Plight of Samoan prisoners raised in U.S. territory

The plight of Samoan nationals who have completed their prison sentences and are still detained in American Samoa’s Territorial Correctional Facility has been raised in the territory’s legislature.

According to Talanei News, American Samoa Representative Avagafono Vaimaga Maiava, a former deputy commissioner of public safety in the territory, expressed concern that the government could be liable to court proceedings if anything happened to the Samoan inmates who were still detained but have completed their prison sentences.

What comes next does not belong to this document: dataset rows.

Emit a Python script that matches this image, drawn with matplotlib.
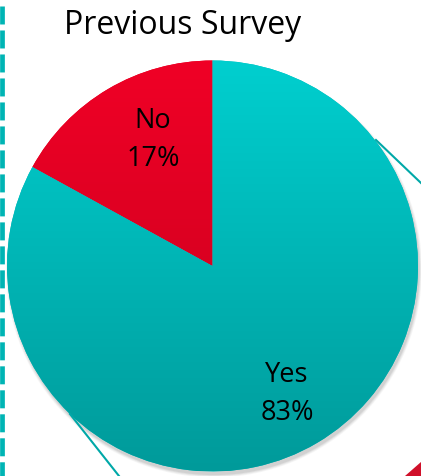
import numpy as np
import matplotlib
matplotlib.use("Agg")
import matplotlib.pyplot as plt
from matplotlib.colors import LinearSegmentedColormap
from matplotlib.patches import Circle, Polygon

# Data
labels = ["No", "Yes"]
values = [17, 83]
title = "Previous Survey"

W, H = 421, 476
fig = plt.figure(figsize=(W / 100, H / 100), dpi=100)
ax = fig.add_axes([0, 0, 1, 1])
ax.set_xlim(0, W)
ax.set_ylim(0, H)
ax.set_aspect("equal")
ax.axis("off")

cx, cy, r = 212.5, 476 - 266, 205.5

# Shadow behind pie
for i, a in enumerate([0.05, 0.06, 0.08, 0.10]):
    ax.add_patch(Circle((cx + 1.5, cy - 3.5), r + 2.5 - i * 0.8, color="#555555",
                        alpha=a, lw=0, zorder=1))

wedges, _ = ax.pie(values, center=(cx, cy), radius=r, startangle=90,
                   counterclock=True, frame=True,
                   colors=["#e0001f", "#00bdbd"],
                   wedgeprops=dict(linewidth=0))
for w in wedges:
    w.set_zorder(2)

grads = [
    LinearSegmentedColormap.from_list("red", ["#c4001c", "#f00026"]),
    LinearSegmentedColormap.from_list("teal", ["#009a9a", "#00cfcf"]),
]
grad = np.linspace(0, 1, 256).reshape(-1, 1)
for w, cm in zip(wedges, grads):
    im = ax.imshow(grad, cmap=cm, origin="lower", aspect="auto",
                   extent=(cx - r, cx + r, cy - r, cy + r), zorder=3)
    im.set_clip_path(w)

ax.set_xlim(0, W)
ax.set_ylim(0, H)
ax.axis("off")

font = "Open Sans"
ax.text(183, H - 25, title, ha="center", va="center", fontsize=23, family=font,
        color="black", zorder=5)
lfs = 19.5
ax.text(153, H - 121, labels[0], ha="center", va="center", fontsize=lfs, family=font, zorder=5)
ax.text(153, H - 159, f"{values[0]}%", ha="center", va="center", fontsize=lfs, family=font, zorder=5)
ax.text(287, H - 375, labels[1], ha="center", va="center", fontsize=lfs, family=font, zorder=5)
ax.text(287, H - 413, f"{values[1]}%", ha="center", va="center", fontsize=lfs, family=font, zorder=5)

# connector lines
ax.plot([376, 421], [H - 140, H - 183], color="#00a8a8", lw=1.5, zorder=4)
ax.plot([70, 119], [H - 414, H - 476], color="#00a8a8", lw=1.5, zorder=4)

# red corner shape
ax.add_patch(Polygon([(405, 0), (421, 14), (421, 0)], closed=True,
                     color="#d0102a", lw=0, zorder=4))

# left dashed border
ax.plot([2.3, 2.3], [H, 0], color="#00b4b4", lw=3.4,
        linestyle=(3.81, (3.81, 1.27)), zorder=4, solid_capstyle="butt",
        dash_capstyle="butt")

fig.savefig("out.png", dpi=100)
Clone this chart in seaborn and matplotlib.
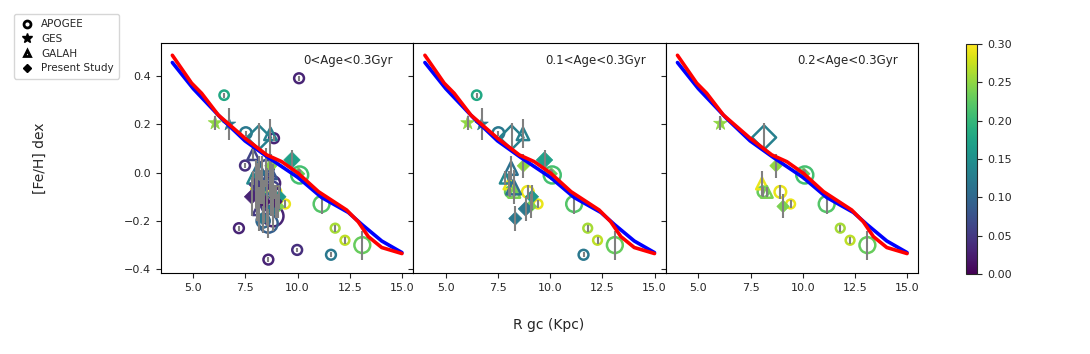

Some of the inmates were issued with deportation orders to Samoa but do not have travel documents or their sponsors cannot be located to pay their fares home, added Talanei News.

Avagafono reportedly told the House recently that since a new attorney general has been confirmed for the territory, he is of the view that it is time for the issue to be addressed.

He said the “brothers from Samoa” have already served their time but they are still locked up, and their immigration sponsors should be made responsible for the costs of returning them to Samoa. 

The Representative then urged the House’s Legal Affairs Committee to convene a hearing next week to discuss the matter and how the Samoan inmates could be assisted.

The territory’s acting commissioner of public safety, Fo’ifua Foifua Jr., told Talanei News that he hopes that the spotlight Representative Vaimaga placed on the issue, will lead to discussions on alternatives to deportation for Samoan nationals, who have lived in American Samoa all their lives.

According to  Fo’ifua, some of the defendants were born in Samoa and moved to American Samoa when they were infants, reports Talanei News. 

They then attended school, worked, married and lived in the territory all their lives and it is home to them while others have children with families of their own. 

Hopefully alternatives to deportation can be explored, Fo’ifua told Talanei News during the discussions on what to do with inmates who have served their time but are still behind bars.

It is not known how many Samoan nationals currently reside in American Samoa.

But Prime Minister Tuilaepa Dr. Sa'ilele Malielegaoi told Pago Pago-based KHJ News in early 2019 that Samoan nationals who are overstayers in the territory should return home.

“Come home; don’t overstay because the next thing is you will turn to crime and soon you find yourself appearing in court and that is shameful,” Tuilaepa reportedly said.

The concerns highlighted in American Samoa’s legislature coincides with the return of five Samoan men from the U.S. last Friday. They were found guilty of committing criminal offences in America and deported with the American government paying for the charter flight to Samoa.